The governing bodies of surfing had other ideas, however. Due to a political pissing match between the ASP and IPS, the events in Hawai’i were not sanctioned, and those who surfed in the events would have all their points taken away and be banished from the World Tour. Dane put Hawai’ian pride before politics and surfed the events anyway, winning two out of three on his home turf.
The repercussions were swift, and Dane went from leading the ratings to having no rating at all. Angry and bitter, Dane quit competitive surfing and fell into a downward spiral of partying and Backdoor Pipe punch-outs. Realizing that was no way to live, Kealoha walked away from the surfing scene, got a job with Hawaiian Airlines, and cleaned up his life.
In an act of kindness and faith in Dane’s ability, Bob McKnight from Quiksilver offered Kealoha a job managing the Quiksilver Boardriders Club on O’ahu. He excelled at the position and soon relocated his family to Maui in order to open a Roxy store in Pa’ia.
Dane resurfaced in a big way on November 26, 2002 at Jaws, when he whipped Garrett McNamara into one of the biggest barrels ever ridden. Out of respect, everyone out that day gave Dane a wide berth as he towed Garrett into the beast-and to this day Dane holds a spot in the lineup at Pipe, whenever he wants it.
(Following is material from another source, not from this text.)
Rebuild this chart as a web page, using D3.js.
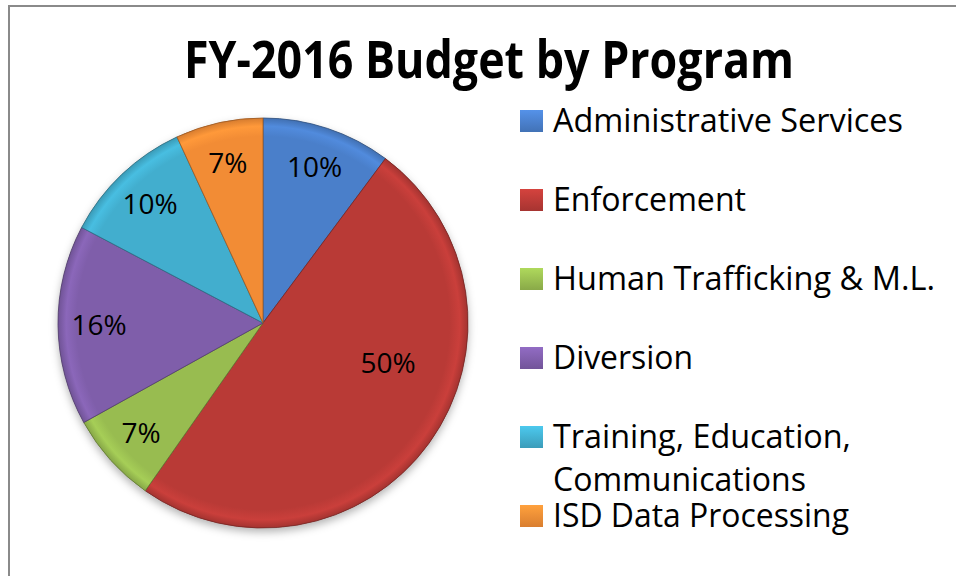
<!DOCTYPE html>
<html>
<head>
<meta charset="utf-8">
<script src="https://cdn.jsdelivr.net/npm/d3@7"></script>
<style>
  body { margin: 0; background: #fff; }
  text { font-family: "Open Sans", sans-serif; }
</style>
</head>
<body>
<div id="chart"></div>
<script>
var svgWidth = 956;
var svgHeight = 576;

// chart data
var programs = ["Administrative Services", "Enforcement", "Human Trafficking & M.L.",
  "Diversion", "Training, Education, Communications", "ISD Data Processing"];
var shares = [10.2, 49.6, 7.2, 15.8, 10.4, 6.9];
var sliceColors = ["#4a7fca", "#b93a36", "#98bc50", "#7f5eaa", "#42aece", "#f28c35"];
var titleText = "FY-2016 Budget by Program";

var cx = 263, cy = 323, radius = 205;

var svg = d3.select("#chart")
  .append("svg")
  .attr("width", svgWidth)
  .attr("height", svgHeight);

var defs = svg.append("defs");

// outer frame (only left/top visible)
svg.append("rect")
  .attr("x", 9).attr("y", 6)
  .attr("width", 1000).attr("height", 700)
  .attr("fill", "none")
  .attr("stroke", "#8a8a8a")
  .attr("stroke-width", 2);

// title
svg.append("text")
  .attr("x", 489)
  .attr("y", 78)
  .attr("text-anchor", "middle")
  .attr("font-size", 52)
  .attr("font-weight", "bold")
  .attr("textLength", 610)
  .attr("lengthAdjust", "spacingAndGlyphs")
  .attr("fill", "#000")
  .text(titleText);

// soft shadow under the pie
var shadow = defs.append("filter").attr("id", "shadow")
  .attr("x", "-20%").attr("y", "-20%").attr("width", "140%").attr("height", "140%");
shadow.append("feDropShadow")
  .attr("dx", 0).attr("dy", 4).attr("stdDeviation", 4)
  .attr("flood-color", "#000").attr("flood-opacity", 0.3);

// gradients per slice (centred on the pie group origin)
sliceColors.forEach(function(c, i) {
  var g = defs.append("radialGradient")
    .attr("id", "grad" + i)
    .attr("gradientUnits", "userSpaceOnUse")
    .attr("cx", 0).attr("cy", 0).attr("r", radius);
  g.append("stop").attr("offset", "0%").attr("stop-color", c);
  g.append("stop").attr("offset", "91%").attr("stop-color", c);
  g.append("stop").attr("offset", "96%").attr("stop-color", d3.color(c).brighter(0.25));
  g.append("stop").attr("offset", "100%").attr("stop-color", d3.color(c).darker(0.35));
});

var pie = d3.pie().sort(null).value(function(d) { return d; });
var arcs = pie(shares);

var arc = d3.arc().innerRadius(0).outerRadius(radius);
var labelArc = d3.arc().innerRadius(radius * 0.8).outerRadius(radius * 0.8);

var pieGroup = svg.append("g")
  .attr("transform", `translate(${cx}, ${cy})`);

pieGroup.append("circle")
  .attr("r", radius)
  .attr("fill", "#888")
  .attr("filter", "url(#shadow)");

pieGroup.selectAll("path")
  .data(arcs)
  .enter()
  .append("path")
  .attr("d", arc)
  .attr("fill", function(d, i) { return "url(#grad" + i + ")"; })
  .attr("stroke", function(d, i) { return d3.color(sliceColors[i]).darker(1.2); })
  .attr("stroke-width", 0.8);

// percent labels
pieGroup.selectAll("text")
  .data(arcs)
  .enter()
  .append("text")
  .attr("transform", function(d) {
    var p;
    if (d.endAngle - d.startAngle > Math.PI * 0.8) {
      // big slice: excel puts it nearer the upper part
      var a = (d.startAngle + d.endAngle) / 2 - 0.32;
      var r = radius * 0.64;
      p = [Math.sin(a) * r, -Math.cos(a) * r];
    } else {
      p = labelArc.centroid(d);
    }
    return `translate(${p[0]}, ${p[1]})`;
  })
  .attr("dy", "0.36em")
  .attr("text-anchor", "middle")
  .attr("font-size", 28)
  .attr("fill", "#000")
  .text(function(d) { return Math.round(d.data) + "%"; });

// legend
var legend = svg.append("g");
var rowGap = 79;
var widths = {
  "Administrative Services": 350,
  "Enforcement": 193,
  "Human Trafficking & M.L.": 382,
  "Diversion": 140,
  "Training, Education,": 298,
  "Communications": 253,
  "ISD Data Processing": 296
};

programs.forEach(function(name, i) {
  var base = 132 + i * rowGap;
  var row = legend.append("g");
  var lg = defs.append("linearGradient").attr("id", "lg" + i)
    .attr("x1", 0).attr("y1", 0).attr("x2", 0).attr("y2", 1);
  lg.append("stop").attr("offset", "0%").attr("stop-color", d3.color(sliceColors[i]).brighter(0.4));
  lg.append("stop").attr("offset", "100%").attr("stop-color", d3.color(sliceColors[i]).darker(0.3));
  row.append("rect")
    .attr("x", 520).attr("y", base - 22)
    .attr("width", 23).attr("height", 22)
    .attr("fill", "url(#lg" + i + ")");

  var parts = name === "Training, Education, Communications"
    ? ["Training, Education,", "Communications"] : [name];
  parts.forEach(function(t, j) {
    row.append("text")
      .attr("x", 553)
      .attr("y", base + j * 43)
      .attr("font-size", 32)
      .attr("textLength", widths[t])
      .attr("lengthAdjust", "spacingAndGlyphs")
      .attr("fill", "#000")
      .text(t);
  });
});
</script>
</body>
</html>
The last spotting I personally had of Dane Kealoha was last winter on Maui when Kaleo Roberson, Tai Van Dyke, and myself were checking out an outer reef from a cliff top high above the 25-foot surf. A speck on the angry sea, Kaleo spotted the pair first-Dane and his tow partner motoring through monster swells at a spot where, according to them, nobody had ever surfed. “Brah, that guy is nuts,” said an admiring Kaleo as we watched.
A legend? Absolutely.
Dane Kealoha Timeline
1958-Born in Honolulu, Hawai’i.
1968-Poppa Kealoha introduces Dane to surfing in Waikiki.
1973-75-Wins Hawai’i state championships
1977-Wins first pro contest as a nineteen-year-old rookie taking out Rabbit, Mark Richards, and Peter Townend in the process.
1983-Ranked first in the world, Dane decides to surf in non-sanctioned Hawai’ian events and is stripped of ranking. Wins Pipe Masters and quits surfing competitively.
Mid to late 80s-Dane is the main enforcer at Pipe and Backdoor. Refines his backside barrel riding unmolested by drop-ins.
Mid 90s-Manages Quiksilver Boardriders shop on O’ahu.
1999-Moves to Maui to open Roxy store.
20022-Tows Garrett McNamara into monster barrel at Jaws.
Today-Conquering new breaks on Maui with tow-partner Bobo Pahukoa, selling banana bread, and living life-Hawai’ian style.